Round One - Kyle Fuller - CB - Virginia Tech
Round Two - Ego Ferguson - DT - LSU
Round Three - Will Sutton - DT - Arizona State
Round Four - Ka'Deem Carey - Arizona
The Bears traded their fifth round pick this year and another fifth round pick next year in order to move up to select Minnesota Safety, Brock Vereen. Although I would have loved for them to have used that extra pick to go up and get Timmy Jernigan (I'm not bitter; I'm just sad), but safety was a definite need for them, so it made sense to go up and get a guy that they clearly liked. I broke down his game against my alma mater, the Iowa Hawkeyes to see what Vereen brings to the table.
The first good sign that I saw for Vereen is when teams went to spread formations, he was the most likely safety to come up and take man coverage on a wide receiver. Unfortunately, he wasn't real great in man coverage. I feel more comfortable with him giving up size to a tight end as his technique leaves a little to be desired so wide receivers can beat him bad if he is forced to match up in man coverage, but he has speed to recover against a tight end. Here is an example of Kevonte Martin-Manley, who as much as I love is probably an undrafted free agent at best next year, burning Vereen on back-to-back plays.
The first play, KMM jukes to the outside and crosses in, leaving Vereen in his dust in the process. The second play is more of the same, although it could have been much more costly. The last replay of the second play is the most important. KMM jukes his head to the outside, and it is enough to get Vereen to turn his hips and even take a step backwards with his right foot. At that point, he's toast, and a slightly better pass probably leads to a touchdown.
I would describe his work in the run game as hesitant.
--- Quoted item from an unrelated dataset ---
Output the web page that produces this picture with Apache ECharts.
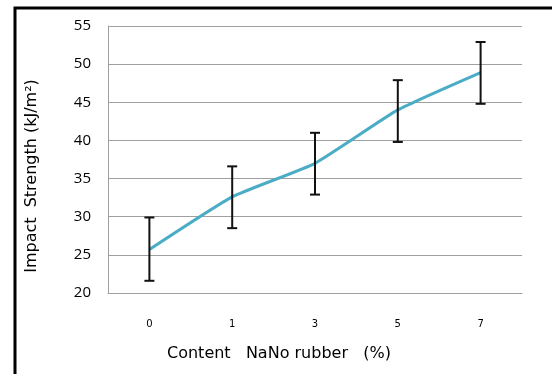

He seems to shuffle his feet a lot and jump into piles as opposed to coming in like a missile trying to take a running back head on. I know that isn't exciting, but considering he is likely to be a free safety, this is not that big of an issue.
One positive that I saw was his acceleration. He gets up to top speed very quickly and seems to have good speed to go along with it. When he isn't burned badly in coverage, he has makeup speed that can get him out of some bad spots.
The one thing that I rarely got to see were his abilities to play in a zone and make a break on a pass. Luckily, the one time he did get a chance, he made the most of it.
Neither angle is ideal on telling whether the quarterback made a really poor read or if Vereen just made a very good play, but the end result of an interception is certainly nice.
Overall, Vereen displays the tools to be a good safety. He has shown that he can read a pass and make a good break and create a big play. He has very good acceleration and speed which helps him as he does make false steps. The false steps and his hesitancy in the run game are both concerns, with the former being far more important than the latter, although fans may get just as frustrated with both. Watching one game, I saw flashes of a good safety and flashes of things I have seen too much of from Bears safeties in the last few years. The Bears watched enough to trade up in the draft for him, so I am going to hope that he makes less false steps than Chris Conte. If he can do that, he can use his athleticism to make a difference in the middle of the field, and the Bears will add a vital piece to their secondary.